Vacation- Casualty or Necessity?
A recent story by Gail Rosenblum in the Star Tribune (Minneapolis – St. Paul) highlighted an interesting set of statistics from a report originally titled “The State of American Vacation: How Vacation Became a Casualty of our Work Culture”. That report queried more than 5,600 American workers (including some 1,200 managers) and was conducted by Project: Time Off. Conclusions:
Fifty-five percent of the American workforce did not take did not use all its vacation time in 2015.
That represented the first time this report has found more than half of workers not using all their vacation time. 658 million vacation days were left unused and only 436 million of those were able to be ‘rolled over’ and used later or paid out. 222 million vacation days simply vanished.
Obviously there were hits to the economy as the result of vacation dollars not being spent but more significantly there were also hits to those not using their vacation time such as simply burning out at the job. But there are more interesting statistics, too. Half the group of those using all their vacation days included government employees and non-exempt employees who were paid hourly wages. The least likely to use all their vacation days were professional, white collar exempt employees. The author wondered if they had the “out of sight, out-of-mind” kinds of thoughts driving their decisions.
Many laid claim to finding their desks piled high with work left undone upon returning from vacation as the primary reason for not using any or all of their vacation time. Others said that no one
else could do their job. Still others expressed feeling guilty for taking vacation when co-workers didn’t take vacation.

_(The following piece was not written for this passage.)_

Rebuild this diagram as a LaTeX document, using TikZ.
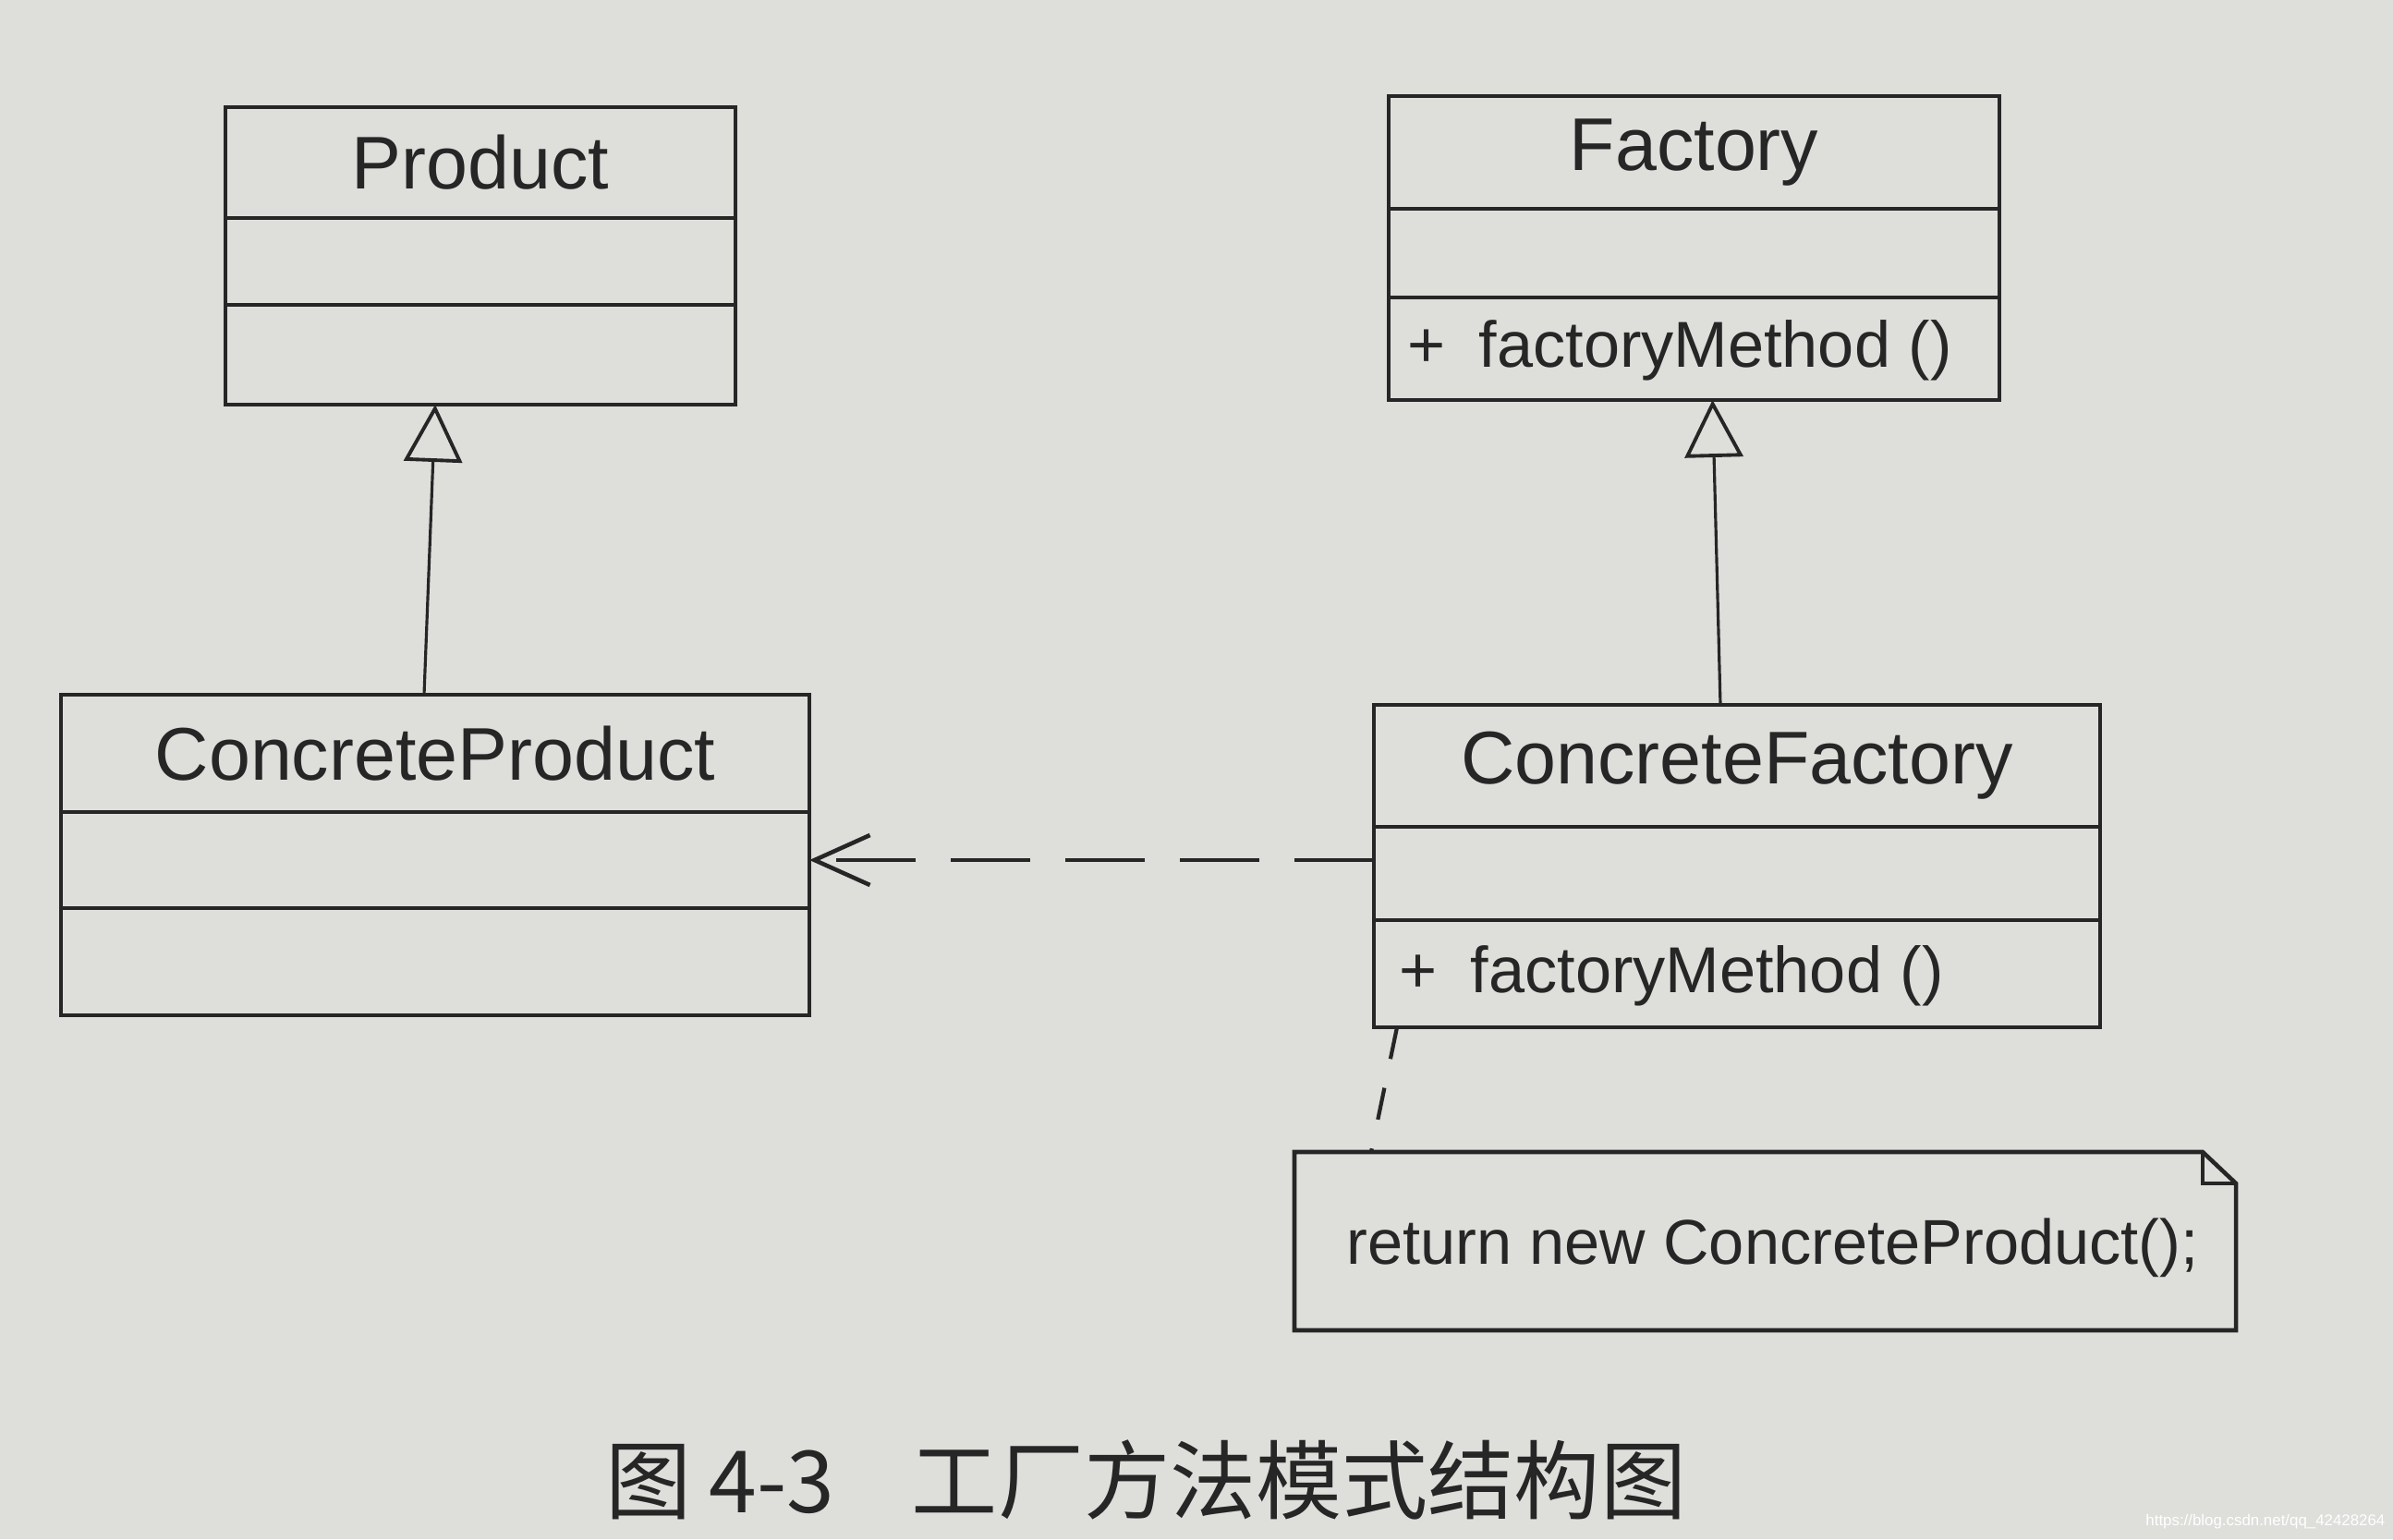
\documentclass[tikz,border=0pt]{standalone}
\usepackage{fontspec}
\setmainfont{Liberation Sans}
\newfontfamily\cjk{Noto Sans CJK SC}
\usetikzlibrary{arrows.meta}
\usetikzlibrary{positioning}
\usetikzlibrary{calc}
\definecolor{paper}{RGB}{222,222,219}
\definecolor{ink}{RGB}{38,38,38}
\tikzset{%
    cls/.style={draw=ink, line width=1.3pt, inner sep=0pt, outer sep=0pt, minimum width=#1, text=ink},
    title/.style={font=\fontsize{23}{27}\selectfont},
    op/.style={anchor=west, inner sep=0pt, text=ink, font=\fontsize{20}{24}\selectfont},
    inh/.style={draw=ink, line width=0.9pt, -{Triangle[open, length=0.62cm, width=0.63cm, line width=1.1pt]}},
    dep/.style={draw=ink, line width=1.2pt, dash pattern=on 0.86cm off 0.38cm, -{Straight Barb[length=0.6cm, width=0.54cm, line width=1.3pt]}},
    anchorline/.style={draw=ink, line width=1.2pt, dash pattern=on 0.35cm off 0.32cm},
}

\begin{document}
\begin{tikzpicture}
\fill[paper] (0,0) rectangle (25.9,-16.66);
\useasboundingbox (0,0) rectangle (25.9,-16.66);
% Product
\node (p1) [cls=5.52cm, minimum height=1.20cm, title] at (5.20,-1.76) {Product};
\node (p2) [cls=5.52cm, minimum height=0.94cm, below=0pt of p1] {};
\node (p3) [cls=5.52cm, minimum height=1.08cm, below=0pt of p2] {};
% ConcreteProduct
\node (cp1) [cls=8.10cm, minimum height=1.27cm, title] at (4.71,-8.155) {ConcreteProduct};
\node (cp2) [cls=8.10cm, minimum height=1.04cm, below=0pt of cp1] {};
\node (cp3) [cls=8.10cm, minimum height=1.16cm, below=0pt of cp2] {};
% Factory
\node (f1) [cls=6.61cm, minimum height=1.22cm, title] at (18.335,-1.65) {Factory};
\node (f2) [cls=6.61cm, minimum height=0.96cm, below=0pt of f1] {};
\node (f3) [cls=6.61cm, minimum height=1.11cm, below=0pt of f2] {};
\node (f3t) [op] at ($(f3.west)+(0.2,-0.02)$) {+\hspace{0.36cm}factoryMethod ()};
% ConcreteFactory
\node (cf1) [cls=7.86cm, minimum height=1.32cm, title] at (18.80,-8.29) {ConcreteFactory};
\node (cf2) [cls=7.86cm, minimum height=1.01cm, below=0pt of cf1] {};
\node (cf3) [cls=7.86cm, minimum height=1.16cm, below=0pt of cf2] {};
\node (cf3t) [op] at ($(cf3.west)+(0.27,-0.02)$) {+\hspace{0.36cm}factoryMethod ()};
% note
\coordinate (nw) at (14.01,-12.47);
\coordinate (se) at (24.20,-14.40);
\draw[draw=ink, line width=1.3pt] (nw) -- ($(se|-nw)+(-0.36,0)$) -- ($(se|-nw)+(0,-0.34)$) -- (se) -- (nw|-se) -- cycle;
\draw[draw=ink, line width=1pt] ($(se|-nw)+(-0.36,0)$) -- ($(se|-nw)+(-0.36,-0.34)$) -- ($(se|-nw)+(0,-0.34)$);
\node (note) [op, font=\fontsize{19.5}{23}\selectfont] at (14.57,-13.51) {return new ConcreteProduct();};
% connectors
\draw[inh] ($(cp1.north)+(-0.12,0)$) -- ($(p3.south)+(-0.49,0)$);
\draw[inh] ($(cf1.north)+(-0.18,0)$) -- ($(f3.south)+(0.20,0)$);
\draw[dep] (cf2.west |- cp2.east) -- (cp2.east);
\draw[anchorline] ($(cf3.south west)+(0.25,0)$) -- ($(nw)+(0.83,0)$);
% caption
\node (cap) [anchor=west, text=ink, inner sep=0pt, font=\cjk\fontsize{26.5}{30}\selectfont] at (6.55,-16.02) {图\hspace{0.2em}4-3\hspace{0.9em}工厂方法模式结构图};
\node (wm) [anchor=east, text=white, inner sep=0pt, font=\fontsize{4.8}{5}\selectfont] at (25.82,-16.47) {https://blog.csdn.net/qq\_42428264};
\end{tikzpicture}
\end{document}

There is no doubt that we need our vacation time to recharge our batteries. We need to be able to turn off the workplace and turn on the vacation time effectively rather than to be constantly worrying about what isn’t getting done, or what will be waiting upon our return.
If you have slipped into the mindset of not using all your time off, maybe you need to work to get out of that rut, because it is a rut that can be bad for you as well as being bad for your employer. Some employers deal with that issue by closing their plant completely if they have that luxury. Not many can afford to do that, though.
This is a mutual problem; it is a problem of prospective burn-out for the employee and of diminished results for the employer.
Maybe we each need to step back and take a long look at ourselves, and if we are the employer, at our employees and their habits so far as vacation time is concerned.
If you are an employer, have you looked at this kind of statistic? If you are an employee, have you fallen into the rut of not taking all your time-off in favor of bumping up your income or simply not being ‘out of sight, therefore out of mind’?